In chemical equilibrium, the Equilibrium Constant denoted as \(K_p\) is crucial when dealing with gases. It links the partial pressures of reactants and products at equilibrium. To find \(K_p\), first determine the equilibrium partial pressures of the involved gases. In the given exercise, it’s established from the reaction \(\mathrm{N}_{2} \mathrm{O}_{4}(g) \rightleftharpoons 2 \mathrm{NO}_{2}(g)\).
In this example, the equilibrium partial pressure for \(\mathrm{NO}_{2}\) is 51.9 kPa and for \(\mathrm{N}_{2} \mathrm{O}_{4}\) is 176.7 kPa. The formula for \(K_p\) is:

• \[ K_p = \frac{{(P_{\mathrm{NO}_2})^2}}{{P_{\mathrm{N}_2 \mathrm{O}_4}}} \]
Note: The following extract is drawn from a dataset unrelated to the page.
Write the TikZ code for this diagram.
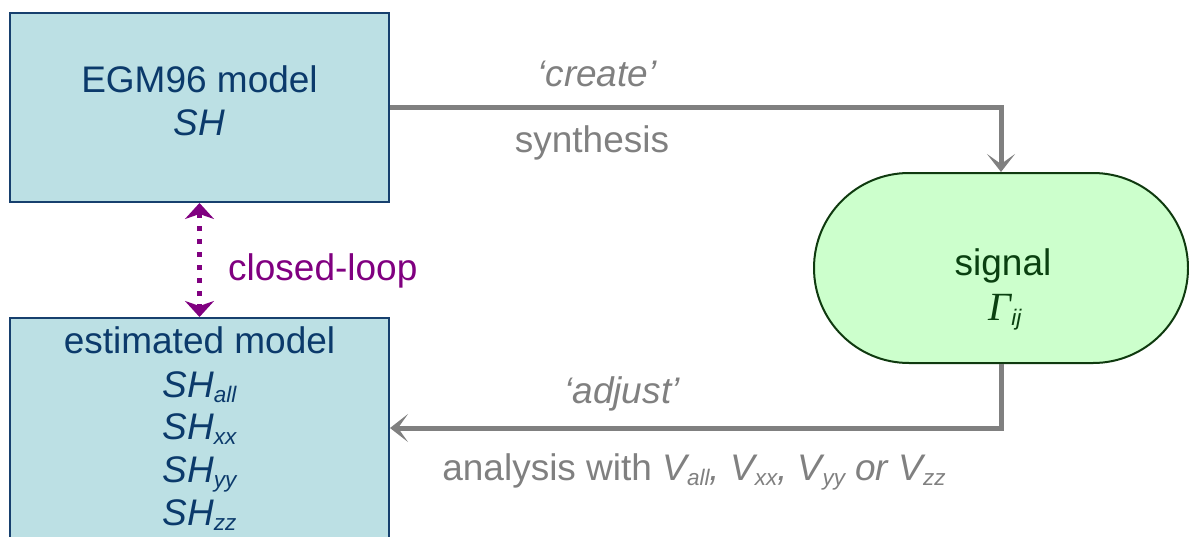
\documentclass[tikz,border=0pt]{standalone}
\usepackage{fontspec}
\setmainfont{Liberation Sans}
\newfontfamily\greekserif{Liberation Serif}
\usetikzlibrary{arrows.meta,shapes.misc}

\definecolor{boxfill}{HTML}{BCE0E4}
\definecolor{boxline}{HTML}{17406E}
\definecolor{boxtext}{HTML}{0B3A6B}
\definecolor{sigfill}{HTML}{CCFFCC}
\definecolor{sigline}{HTML}{0F3A0F}
\definecolor{sigtext}{HTML}{0A4010}
\definecolor{flowgray}{HTML}{808080}
\definecolor{loopviolet}{HTML}{800080}

% small lowered index set in the running font
\newcommand\subtxt[1]{\raisebox{-0.16em}{\fontsize{22.5}{22.5}\selectfont #1}}

\begin{document}
\begin{tikzpicture}[x=1pt,y=-1pt,
  font=\fontsize{37}{43}\selectfont,
  modelbox/.style={draw=boxline, line width=2pt, fill=boxfill, inner sep=0pt,
    minimum width=379pt},
  signalbox/.style={rounded rectangle, draw=sigline, line width=2pt, fill=sigfill,
    inner sep=0pt, minimum width=374pt, minimum height=190pt},
  boxlabel/.style={text=boxtext, anchor=base, inner sep=0pt},
  siglabel/.style={text=sigtext, anchor=base, inner sep=0pt},
  flowlabel/.style={text=flowgray, anchor=base, inner sep=0pt},
  grayflow/.style={draw=flowgray, line width=5pt,
    -{Stealth[length=18pt,width=28pt,inset=10pt]}},
  loopflow/.style={draw=loopviolet, line width=5.5pt, dash pattern=on 5pt off 8pt,
    {Stealth[length=16pt,width=29pt,inset=5pt]}-{Stealth[length=16pt,width=29pt,inset=5pt]}}
]
\useasboundingbox (0,0) rectangle (1189,536);
\clip (0,0) rectangle (1189,536);

% boxes
\node[modelbox, minimum height=189pt] (egm) at (199.5,107.5) {};
\node[modelbox, minimum height=220pt] (est) at (199.5,428) {};
\node[signalbox] (signal) at (1001,268) {};

% box texts
\node[boxlabel] (egmname) at (199.5,92) {EGM96 model};
\node[boxlabel] (egmsym) at (199.5,135) {\itshape SH};

\node[boxlabel] (estname) at (199.5,353) {estimated model};
\node[boxlabel] (estall) at (199.5,397) {\itshape SH\subtxt{all}};
\node[boxlabel] (estxx) at (199.5,439) {\itshape SH\subtxt{xx}};
\node[boxlabel] (estyy) at (199.5,482) {\itshape SH\subtxt{yy}};
\node[boxlabel] (estzz) at (199.5,525) {\itshape SH\subtxt{zz}};

\node[siglabel] (signame) at (1003,275) {signal};
\node[siglabel] (sigsym) at (1005,320) {{\greekserif\itshape\fontsize{40}{40}\selectfont Γ}\subtxt{\itshape ij}};

% connectors
\draw[grayflow] (egm.east) -| (signal.north);
\draw[grayflow] (signal.south) |- (est.east);
\draw[loopflow] (egm.south) -- (est.north);

% connector labels
\node[flowlabel] (create) at (597,86) {\itshape ‘create’};
\node[flowlabel] (synth) at (592,152) {synthesis};
\node[flowlabel] (adjust) at (622,403) {\itshape ‘adjust’};
\node[flowlabel] (analysis) at (694,480) {analysis with {\itshape V\subtxt{all}, V\subtxt{xx}, V\subtxt{yy} or V\subtxt{zz}}};
\node[text=loopviolet, anchor=base west, inner sep=0pt] (loop) at (228,280) {closed-loop};
\end{tikzpicture}
\end{document}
Substitute the known values and solve it to find \(K_p = 15.19\). This reveals the equilibrium ratio of pressures. The squared term is due to the stoichiometric coefficient of \(\mathrm{NO}_2\), which is 2. Always remember that \(K_p\) depends on the reaction temperature as well.

The Equilibrium Constant in terms of concentration, \(K_c\), is useful for reactions in solution but applicable in gas reactions through conversion. Knowing \(K_p\), you can find \(K_c\) using the formula:

• \[ K_p = K_c \times (RT)^{\Delta n} \]

Here, \(R\) is the ideal gas constant (0.0821 L atm/mol K), \(T\) is the temperature in Kelvin, and \(\Delta n\) represents the change in moles of gas (products minus reactants). For the given reaction, \(\Delta n = 1\) because 2 moles of \(\mathrm{NO}_2\) come from 1 mole of \(\mathrm{N}_2 \mathrm{O}_4\).
Substitute the values into the equation, you find \(K_c\) to be approximately 0.61, showing how interactions are measured in terms of concentration vs. pressure. This reflects the same equilibrium state in a different unit.

Partial pressure is the individual pressure exerted by a gas in a mixture of gases. When gases are mixed, each gas contributes to the total pressure based on its proportion. In equilibrium contexts, partial pressures are key to calculating \(K_p\).
In the exercise, partial pressure of \(\mathrm{N}_2 \mathrm{O}_4\) and \(\mathrm{NO}_2\) was critical. Initially, \(\mathrm{N}_2 \mathrm{O}_4\) had 152.0 kPa, and \(\mathrm{NO}_2\) had 101.3 kPa. Understanding changes in these pressures helps in solving equilibrium problems. Upon reaching equilibrium, pressures shift according to stoichiometry. This type of calculation reveals how much of each gas is present in the balance, influencing the reaction's direction and rate.

Stoichiometry involves the quantitative relationships of reactants and products in a chemical reaction. It's the backbone for determining how species change during reactions. In equilibrium problems, stoichiometry helps in converting changes in concentration or pressure into a useful form, such as calculating equilibrium pressures.
Within the equilibrium reaction \(\mathrm{N}_{2} \mathrm{O}_{4}(g) \rightleftharpoons 2 \mathrm{NO}_{2}(g)\), the stoichiometric ratio is 1:2. This means for every mole of \(\mathrm{N}_{2} \mathrm{O}_{4}\) dissociating, 2 moles of \(\mathrm{NO}_{2}\) are produced. The exercise used these ratios to adjust the partial pressures when equilibrium was reached. For instance, knowing the change in \(\mathrm{NO}_{2}\) helped to find the shift in \(\mathrm{N}_{2} \mathrm{O}_{4}\), illustrating how stoichiometry directly affects equilibrium computations. Always consider stoichiometric coefficients for accurate calculations in any chemical reaction.